__Exercise materials__:
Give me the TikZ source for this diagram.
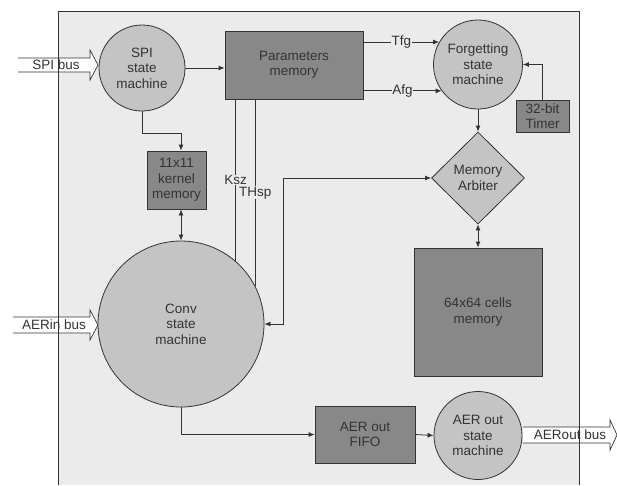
\documentclass[tikz,border=0pt]{standalone}
\usepackage{fontspec}
\setmainfont{Liberation Sans}
\usetikzlibrary{arrows.meta,shapes.geometric,calc}
\definecolor{panel}{HTML}{EBEBEB}
\definecolor{lightfill}{HTML}{C4C4C4}
\definecolor{darkfill}{HTML}{888888}
\definecolor{ink}{HTML}{333333}

\begin{document}
\begin{tikzpicture}[x=1pt,y=-1pt,>={Latex[length=6pt,width=5pt]},
    font=\fontsize{13.5}{15.5}\selectfont,line width=0.8pt,color=ink,
    fsm/.style={circle,draw,fill=lightfill,inner sep=0pt,align=center},
    block/.style={rectangle,draw,fill=darkfill,inner sep=0pt,align=center},
    lbl/.style={fill=panel,inner sep=0.5pt},
    bus/.style={draw,fill=white,line width=0.7pt}]
  \useasboundingbox (0,0) rectangle (617,485);
  \fill[panel] (58,11) rectangle (579,485);
  % external buses
  \filldraw[bus] (18,58) -- (90,58) -- (90,50) -- (98,65) -- (90,80) -- (90,72) -- (18,72);
  \node (spibus) at (56,65) {SPI bus};
  \filldraw[bus] (13,317) -- (90,317) -- (90,310) -- (98,325) -- (90,340) -- (90,333) -- (13,333);
  \node (aerinbus) at (54,325) {AERin bus};
  \filldraw[bus] (523,427) -- (610,427) -- (610,420) -- (617,435) -- (610,450) -- (610,443) -- (523,443);
  \node (aeroutbus) at (570,435) {AERout bus};
  \draw (58,485) -- (58,11) -- (579,11) -- (579,485);
  % blocks
  \node[fsm,minimum size=86pt] (spi) at (142,68) {SPI\\state\\machine};
  \node[block,minimum width=138pt,minimum height=68pt] (params) at (294,65) {Parameters\\memory};
  \node[fsm,minimum size=89pt] (forget) at (478,64.5) {Forgetting\\state\\machine};
  \node[block,minimum width=53pt,minimum height=32pt] (timer) at (542.5,116) {32-bit\\Timer};
  \node[diamond,draw,fill=lightfill,inner sep=0pt,align=center,
        minimum width=93pt,minimum height=92pt] (arbiter) at (478,178) {Memory\\Arbiter};
  \node[block,minimum width=128pt,minimum height=128pt] (mem) at (478,312) {64x64 cells\\memory};
  \node[block,minimum width=59pt,minimum height=58pt] (kernel) at (176.5,180) {11x11\\kernel\\memory};
  \node[fsm,minimum size=166pt] (conv) at (181,324) {Conv\\state\\machine};
  \node[block,minimum width=100pt,minimum height=57pt] (fifo) at (365,434.5) {AER out\\FIFO};
  \node[fsm,minimum size=88pt] (aerout) at (478,435.5) {AER out\\state\\machine};
  % connections
  \draw[->] (spi.east) -- (spi.east -| params.west);
  \draw[->] (forget.150 -| params.east) -- node[lbl] (tfg) {Tfg} (forget.150);
  \draw[->] (forget.216 -| params.east) -- node[lbl] (afg) {Afg} (forget.216);
  \draw[->] (timer.north) |- (forget.east);
  \draw[->] (forget.south) -- (arbiter.north);
  \draw[<->] (arbiter.south) -- (mem.north);
  \coordinate (jog) at (283,178);
  \draw[<->] (conv.east) -| (jog) -- (arbiter.west);
  \draw (conv.49 |- params.south) -- node[lbl] (ksz) {Ksz} (conv.49);
  \draw (conv.27 |- params.south) -- node[lbl] (thsp) {THsp} (conv.27);
  \draw[->] (spi.south) -- ++(0,22) -| (kernel.north -| conv.north);
  \draw[<->] (kernel.south -| conv.north) -- (conv.north);
  \draw[->] (conv.south) |- (fifo.west);
  \draw[->] (fifo.east) -- (aerout.west);
\end{tikzpicture}
\end{document}
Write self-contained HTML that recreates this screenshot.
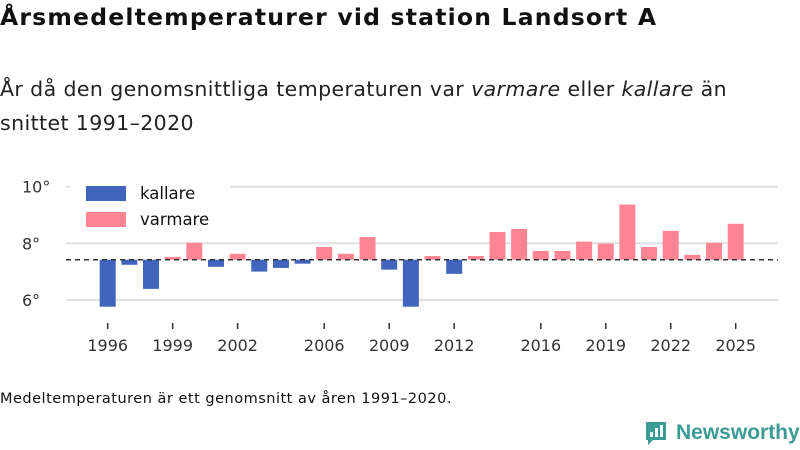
<!DOCTYPE html>
<html><head><meta charset="utf-8"><style>
body{margin:0;width:800px;height:450px;background:#fff;font-family:"DejaVu Sans","Liberation Sans",sans-serif;overflow:hidden;position:relative;color:#111}
.t{position:absolute;left:0;top:3px;font-size:23.5px;font-weight:bold;margin:0;letter-spacing:1.2px}
.s{position:absolute;left:0;top:72px;font-size:20.5px;line-height:34px;color:#222;letter-spacing:0.4px}
.f{position:absolute;left:0;top:391px;font-size:14.5px;letter-spacing:0.5px}
.logo{position:absolute;left:644px;top:420px;font-size:21px;font-weight:bold;color:#3a9c94;display:flex;align-items:center;gap:8px;font-family:"Liberation Sans",sans-serif}
svg text{font-family:"DejaVu Sans","Liberation Sans",sans-serif}
</style></head><body>
<h1 class="t">Årsmedeltemperaturer vid station Landsort A</h1>
<div class="s">År då den genomsnittliga temperaturen var <i>varmare</i> eller <i>kallare</i> än<br>snittet 1991–2020</div>
<svg id="c" width="800" height="450" style="position:absolute;left:0;top:0"></svg>
<div class="f">Medeltemperaturen är ett genomsnitt av åren 1991–2020.</div>
<div class="logo"><svg width="24" height="26" viewBox="0 0 24 26"><path d="M2 2h20v18H9l-5 5v-5H2z" fill="#3a9c94"/><rect x="6" y="12" width="3" height="5" fill="#fff"/><rect x="11" y="8" width="3" height="9" fill="#fff"/><rect x="16" y="5" width="3" height="12" fill="#fff"/></svg><span>Newsworthy</span></div>
<script>
const years=[1996,1997,1998,1999,2000,2001,2002,2003,2004,2005,2006,2007,2008,2009,2010,2011,2012,2013,2014,2015,2016,2017,2018,2019,2020,2021,2022,2023,2024,2025];
const temps=[5.76,7.24,6.39,7.52,8.02,7.17,7.63,7.0,7.13,7.28,7.87,7.63,8.22,7.07,5.76,7.55,6.92,7.55,8.40,8.51,7.73,7.73,8.06,7.99,9.37,7.87,8.44,7.59,8.02,8.69];
const baseline=7.42;
const yTicks=[6,8,10];
const xTickYears=[1996,1999,2002,2006,2009,2012,2016,2019,2022,2025];
const svg=document.getElementById('c');const NS='http://www.w3.org/2000/svg';
const y=v=>243.3-(v-8)*28.3;
const x=yr=>107.7+(yr-1996)*21.655;
function mk(t,a,p){const e=document.createElementNS(NS,t);for(const k in a)e.setAttribute(k,a[k]);(p||svg).appendChild(e);return e;}
yTicks.forEach(v=>{
 const g=mk('line',{x1:66,x2:778,y1:y(v),y2:y(v),stroke:'#e0e0e0','stroke-width':2});
 
 
 const t=mk('text',{x:22,y:y(v)+6,'font-size':16,fill:'#333'});t.textContent=v+'°';
 
 
});
years.forEach((yr,i)=>{
 const v=temps[i];const top=Math.min(y(v),y(baseline)),h=Math.abs(y(v)-y(baseline));
 const r=mk('rect',{x:x(yr)-8,y:top,width:16,height:Math.max(h,0.5),fill:v<baseline?'#4164bd':'#ff8494'});
 
 
});
const bl=mk('line',{x1:66,x2:778,y1:y(baseline),y2:y(baseline),stroke:'#333','stroke-width':1.5,'stroke-dasharray':'5,4'});


xTickYears.forEach(yr=>{
 const l=mk('line',{x1:x(yr),x2:x(yr),y1:323,y2:329,stroke:'#333','stroke-width':1.5});
 
 
 const t=mk('text',{x:x(yr),y:351,'font-size':16,fill:'#333','text-anchor':'middle'});t.textContent=yr;
 
 
});
const lb=mk('rect',{x:70,y:178,width:160,height:60,fill:'#fff'});


[['kallare','#4164bd',186],['varmare','#ff8494',212]].forEach(([n,c,yy])=>{
 const r=mk('rect',{x:86,y:yy,width:40,height:15,fill:c});
 
 
 const t=mk('text',{x:140,y:yy+13,'font-size':16.5,fill:'#111'});t.textContent=n;
 
 
});
</script>
</body></html>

__Problem to solve__:
Give all the lines above again, character for character, without pictures.

__Solution for this task__:
Give me the TikZ source for this diagram.
\documentclass[tikz,border=0pt]{standalone}
\usepackage{fontspec}
\setmainfont{Liberation Sans}
\usetikzlibrary{arrows.meta,shapes.geometric,calc}
\definecolor{panel}{HTML}{EBEBEB}
\definecolor{lightfill}{HTML}{C4C4C4}
\definecolor{darkfill}{HTML}{888888}
\definecolor{ink}{HTML}{333333}

\begin{document}
\begin{tikzpicture}[x=1pt,y=-1pt,>={Latex[length=6pt,width=5pt]},
    font=\fontsize{13.5}{15.5}\selectfont,line width=0.8pt,color=ink,
    fsm/.style={circle,draw,fill=lightfill,inner sep=0pt,align=center},
    block/.style={rectangle,draw,fill=darkfill,inner sep=0pt,align=center},
    lbl/.style={fill=panel,inner sep=0.5pt},
    bus/.style={draw,fill=white,line width=0.7pt}]
  \useasboundingbox (0,0) rectangle (617,485);
  \fill[panel] (58,11) rectangle (579,485);
  % external buses
  \filldraw[bus] (18,58) -- (90,58) -- (90,50) -- (98,65) -- (90,80) -- (90,72) -- (18,72);
  \node (spibus) at (56,65) {SPI bus};
  \filldraw[bus] (13,317) -- (90,317) -- (90,310) -- (98,325) -- (90,340) -- (90,333) -- (13,333);
  \node (aerinbus) at (54,325) {AERin bus};
  \filldraw[bus] (523,427) -- (610,427) -- (610,420) -- (617,435) -- (610,450) -- (610,443) -- (523,443);
  \node (aeroutbus) at (570,435) {AERout bus};
  \draw (58,485) -- (58,11) -- (579,11) -- (579,485);
  % blocks
  \node[fsm,minimum size=86pt] (spi) at (142,68) {SPI\\state\\machine};
  \node[block,minimum width=138pt,minimum height=68pt] (params) at (294,65) {Parameters\\memory};
  \node[fsm,minimum size=89pt] (forget) at (478,64.5) {Forgetting\\state\\machine};
  \node[block,minimum width=53pt,minimum height=32pt] (timer) at (542.5,116) {32-bit\\Timer};
  \node[diamond,draw,fill=lightfill,inner sep=0pt,align=center,
        minimum width=93pt,minimum height=92pt] (arbiter) at (478,178) {Memory\\Arbiter};
  \node[block,minimum width=128pt,minimum height=128pt] (mem) at (478,312) {64x64 cells\\memory};
  \node[block,minimum width=59pt,minimum height=58pt] (kernel) at (176.5,180) {11x11\\kernel\\memory};
  \node[fsm,minimum size=166pt] (conv) at (181,324) {Conv\\state\\machine};
  \node[block,minimum width=100pt,minimum height=57pt] (fifo) at (365,434.5) {AER out\\FIFO};
  \node[fsm,minimum size=88pt] (aerout) at (478,435.5) {AER out\\state\\machine};
  % connections
  \draw[->] (spi.east) -- (spi.east -| params.west);
  \draw[->] (forget.150 -| params.east) -- node[lbl] (tfg) {Tfg} (forget.150);
  \draw[->] (forget.216 -| params.east) -- node[lbl] (afg) {Afg} (forget.216);
  \draw[->] (timer.north) |- (forget.east);
  \draw[->] (forget.south) -- (arbiter.north);
  \draw[<->] (arbiter.south) -- (mem.north);
  \coordinate (jog) at (283,178);
  \draw[<->] (conv.east) -| (jog) -- (arbiter.west);
  \draw (conv.49 |- params.south) -- node[lbl] (ksz) {Ksz} (conv.49);
  \draw (conv.27 |- params.south) -- node[lbl] (thsp) {THsp} (conv.27);
  \draw[->] (spi.south) -- ++(0,22) -| (kernel.north -| conv.north);
  \draw[<->] (kernel.south -| conv.north) -- (conv.north);
  \draw[->] (conv.south) |- (fifo.west);
  \draw[->] (fifo.east) -- (aerout.west);
\end{tikzpicture}
\end{document}
Write self-contained HTML that recreates this screenshot.
<!DOCTYPE html>
<html><head><meta charset="utf-8"><style>
body{margin:0;width:800px;height:450px;background:#fff;font-family:"DejaVu Sans","Liberation Sans",sans-serif;overflow:hidden;position:relative;color:#111}
.t{position:absolute;left:0;top:3px;font-size:23.5px;font-weight:bold;margin:0;letter-spacing:1.2px}
.s{position:absolute;left:0;top:72px;font-size:20.5px;line-height:34px;color:#222;letter-spacing:0.4px}
.f{position:absolute;left:0;top:391px;font-size:14.5px;letter-spacing:0.5px}
.logo{position:absolute;left:644px;top:420px;font-size:21px;font-weight:bold;color:#3a9c94;display:flex;align-items:center;gap:8px;font-family:"Liberation Sans",sans-serif}
svg text{font-family:"DejaVu Sans","Liberation Sans",sans-serif}
</style></head><body>
<h1 class="t">Årsmedeltemperaturer vid station Landsort A</h1>
<div class="s">År då den genomsnittliga temperaturen var <i>varmare</i> eller <i>kallare</i> än<br>snittet 1991–2020</div>
<svg id="c" width="800" height="450" style="position:absolute;left:0;top:0"></svg>
<div class="f">Medeltemperaturen är ett genomsnitt av åren 1991–2020.</div>
<div class="logo"><svg width="24" height="26" viewBox="0 0 24 26"><path d="M2 2h20v18H9l-5 5v-5H2z" fill="#3a9c94"/><rect x="6" y="12" width="3" height="5" fill="#fff"/><rect x="11" y="8" width="3" height="9" fill="#fff"/><rect x="16" y="5" width="3" height="12" fill="#fff"/></svg><span>Newsworthy</span></div>
<script>
const years=[1996,1997,1998,1999,2000,2001,2002,2003,2004,2005,2006,2007,2008,2009,2010,2011,2012,2013,2014,2015,2016,2017,2018,2019,2020,2021,2022,2023,2024,2025];
const temps=[5.76,7.24,6.39,7.52,8.02,7.17,7.63,7.0,7.13,7.28,7.87,7.63,8.22,7.07,5.76,7.55,6.92,7.55,8.40,8.51,7.73,7.73,8.06,7.99,9.37,7.87,8.44,7.59,8.02,8.69];
const baseline=7.42;
const yTicks=[6,8,10];
const xTickYears=[1996,1999,2002,2006,2009,2012,2016,2019,2022,2025];
const svg=document.getElementById('c');const NS='http://www.w3.org/2000/svg';
const y=v=>243.3-(v-8)*28.3;
const x=yr=>107.7+(yr-1996)*21.655;
function mk(t,a,p){const e=document.createElementNS(NS,t);for(const k in a)e.setAttribute(k,a[k]);(p||svg).appendChild(e);return e;}
yTicks.forEach(v=>{
 const g=mk('line',{x1:66,x2:778,y1:y(v),y2:y(v),stroke:'#e0e0e0','stroke-width':2});
 
 
 const t=mk('text',{x:22,y:y(v)+6,'font-size':16,fill:'#333'});t.textContent=v+'°';
 
 
});
years.forEach((yr,i)=>{
 const v=temps[i];const top=Math.min(y(v),y(baseline)),h=Math.abs(y(v)-y(baseline));
 const r=mk('rect',{x:x(yr)-8,y:top,width:16,height:Math.max(h,0.5),fill:v<baseline?'#4164bd':'#ff8494'});
 
 
});
const bl=mk('line',{x1:66,x2:778,y1:y(baseline),y2:y(baseline),stroke:'#333','stroke-width':1.5,'stroke-dasharray':'5,4'});


xTickYears.forEach(yr=>{
 const l=mk('line',{x1:x(yr),x2:x(yr),y1:323,y2:329,stroke:'#333','stroke-width':1.5});
 
 
 const t=mk('text',{x:x(yr),y:351,'font-size':16,fill:'#333','text-anchor':'middle'});t.textContent=yr;
 
 
});
const lb=mk('rect',{x:70,y:178,width:160,height:60,fill:'#fff'});


[['kallare','#4164bd',186],['varmare','#ff8494',212]].forEach(([n,c,yy])=>{
 const r=mk('rect',{x:86,y:yy,width:40,height:15,fill:c});
 
 
 const t=mk('text',{x:140,y:yy+13,'font-size':16.5,fill:'#111'});t.textContent=n;
 
 
});
</script>
</body></html>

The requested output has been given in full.